I do, however, recommend using github pages to upload and share your reports. A central website serves as a single point of truth and elimiates the problem of different versions of your reports being emailed around.

You can make use of reportsrender index to automatically generate an index page listing multiple reports:

Say, you generated several reports and already put them into your github-pages directory:

gh-pages
├── 01_preprocess_data.html
├── 02_analyze_data.html
└── 03_visualize_data.htmlp

Then you can generate an index file listing and linking to your reports by running

reportsrender index --index gh-pages/index.md gh-pages/*.html

For more details see Usage from command line and reportsrender.build_index()

Password protection

Not all analyses can be shared publicly. Unfortunately, github-pages does not support password protection.

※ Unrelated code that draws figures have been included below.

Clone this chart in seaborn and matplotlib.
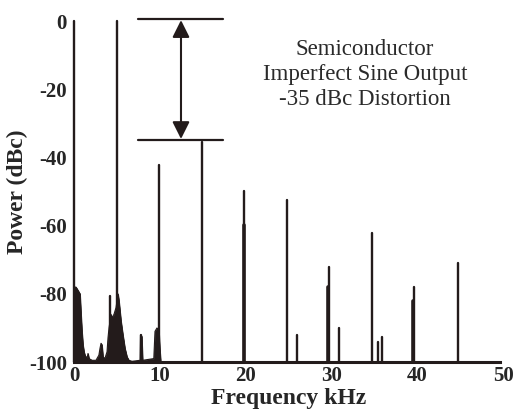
import numpy as np
import pandas as pd
import matplotlib
matplotlib.use("Agg")
import matplotlib.pyplot as plt
import seaborn as sns

# ---- data ----
# discrete spectral lines: frequency (kHz), peak level (dBc)
spike_freq = [0.02, 5.0, 9.95, 14.9, 19.8, 24.8, 26.0, 29.7, 30.9, 34.7, 35.4, 35.9, 39.6, 44.8, 4.2, 7.8]
spike_db = [0.0, 0.0, -42.0, -35.5, -49.8, -52.5, -92.0, -72.0, -90.0, -62.0, -94.0, -92.8, -78.0, -71.0, -80.5, -92.0]
# thicker lower portions of some lines
thick_freq = [19.8, 29.65, 39.55]
thick_db = [-59.8, -78.0, -82.0]
# noise floor envelope near the carrier
noise_freq = [0.0, 0.05, 0.23, 0.47, 0.7, 0.82, 0.93, 1.05, 1.17, 1.28, 1.52, 1.63, 1.75, 2.1, 2.56,
              2.9, 3.03, 3.15, 3.26, 3.38, 3.6, 3.85, 3.96, 4.08, 4.2, 4.3, 4.43, 4.66, 4.9, 5.13,
              5.24, 5.36, 5.48, 5.7, 5.94, 6.18, 6.4, 6.76, 7.7, 7.75, 7.9, 8.0, 9.3, 9.44, 9.67,
              9.9, 10.0, 10.1]
noise_db = [-79, -78, -78, -79, -80, -86, -91, -95, -97, -98, -99, -97.5, -99, -99.5, -99.5,
            -98, -96, -94.5, -95, -98.5, -99, -97, -93, -90, -88, -86, -87, -86, -84, -80,
            -82, -85, -88, -92, -96, -98.5, -99.5, -99.8, -99.5, -92, -92.5, -99.5, -99, -91, -90,
            -91, -96, -99.5]
x_ticks = [0, 10, 20, 30, 40, 50]
y_ticks = [0, -20, -40, -60, -80, -100]
annotation = "Semiconductor\nImperfect Sine Output\n-35 dBc Distortion"

# ---- figure ----
sns.set_style("white")
plt.rcParams["font.family"] = ["Liberation Serif", "DejaVu Serif"]
ink = "#231b1b"

fig = plt.figure(figsize=(5.16, 4.19), dpi=100)
ax = fig.add_axes([74 / 516, 57 / 419, 429 / 516, 340.5 / 419])

def trace(freqs, peaks):
    rows = []
    for i, (f, p) in enumerate(zip(freqs, peaks)):
        rows.append({"line": i, "order": 0, "freq": f, "db": -100.0})
        rows.append({"line": i, "order": 1, "freq": f, "db": p})
    return pd.DataFrame(rows)

ax.fill_between(noise_freq, noise_db, -100, color=ink, lw=0.6, zorder=2)
sns.lineplot(x=noise_freq, y=noise_db, ax=ax, color=ink, lw=0.8, sort=False, zorder=2)
sns.lineplot(data=trace(spike_freq, spike_db), x="freq", y="db", units="line",
             estimator=None, sort=False, ax=ax, color=ink, lw=1.7, zorder=3)
sns.lineplot(data=trace(thick_freq, thick_db), x="freq", y="db", units="line",
             estimator=None, sort=False, ax=ax, color=ink, lw=2.6, zorder=3)
for l in ax.lines:
    l.set_clip_on(False)

ax.set_xlim(0, 50)
ax.set_ylim(-100, 0)
ax.set_xticks(x_ticks)
ax.set_yticks(y_ticks)
ax.set_xticklabels([str(t) for t in x_ticks], fontsize=15, fontweight="bold")
ax.set_yticklabels([str(t) for t in y_ticks], fontsize=15, fontweight="bold")
ax.tick_params(axis="both", length=0)
ax.tick_params(axis="x", pad=3)
ax.tick_params(axis="y", pad=5)
for s in ["top", "right", "left"]:
    ax.spines[s].set_visible(False)
ax.spines["bottom"].set_color(ink)
ax.spines["bottom"].set_linewidth(2.2)
ax.spines["bottom"].set_bounds(0, 49.6)
ax.set_xlabel("Frequency kHz", fontsize=17, fontweight="bold", labelpad=1)
ax.set_ylabel("Power (dBc)", fontsize=17, fontweight="bold", labelpad=1)

# distortion marker
ax.plot([7.45, 17.4], [0.7, 0.7], color=ink, lw=1.6, clip_on=False)
ax.plot([7.45, 17.4], [-34.8, -34.8], color=ink, lw=1.6, clip_on=False)
ax.annotate("", xy=(12.47, 0.4), xytext=(12.47, -34.5),
            arrowprops=dict(arrowstyle="<|-|>", color=ink, lw=1.5,
                            mutation_scale=26, shrinkA=0, shrinkB=0),
            annotation_clip=False)
ax.text(33.9, -15.5, annotation, ha="center", va="center", fontsize=16.5,
        family=["Liberation Serif", "DejaVu Serif"], fontweight="normal",
        color="#2a2a2a", linespacing=1.25)

fig.savefig("out.png", dpi=100)
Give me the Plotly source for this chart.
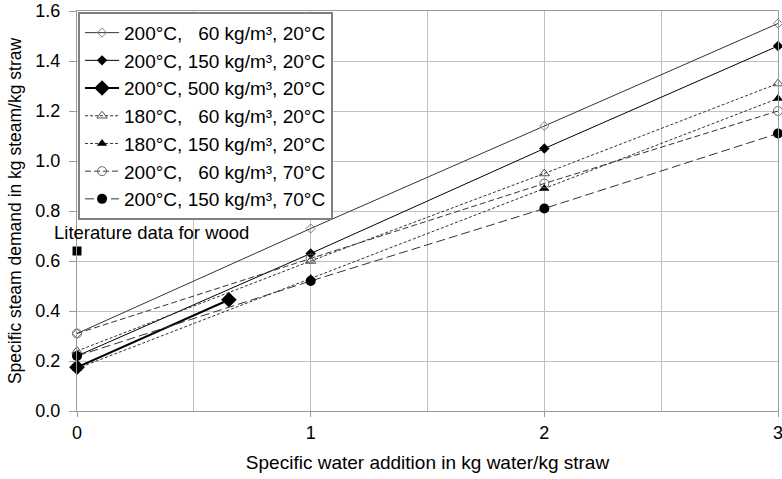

There is a workaround, though:

As github-pages doesn’t list directories, you can simply create a long, cryptic subdirectory, e.g. t8rry6poj7ua6eujqpb57 and put your reports within. Only people with whom you share the exact link will be able to access the site.

Combine notebooks into a pipeline

Reportsrender is built with pipelines in mind. You can easily combine individual analysis steps into a fully reproducible pipeline using workflow engines such as Nextflow or Snakemake.

A full example how such a pipeline might look like is available in a dedicated GitHub repository: universal_analysis_pipeline. It’s based on Nextflow, but could easily be adapted to other pipelining engines.

Usage as Python library

Reportsrender provides a public API that can be used to execute and convert notebooks to HTML:

Execute and render notebooks as HTML reports.

render_rmd(input_file, output_file[, params])

Wrapper function to render an Rmarkdown document with the R rmarkdown package and convert it to HTML using pandoc and a custom template.

render_papermill(input_file, output_file[, …])

Wrapper function to render a jupytext/jupyter notebook with papermill and pandoc.

run_pandoc(in_file, out_file[, res_path, …])

Convert to HTML using pandoc.

build_index(html_files, output_file[, title])

Create an index file referencing all specified html files.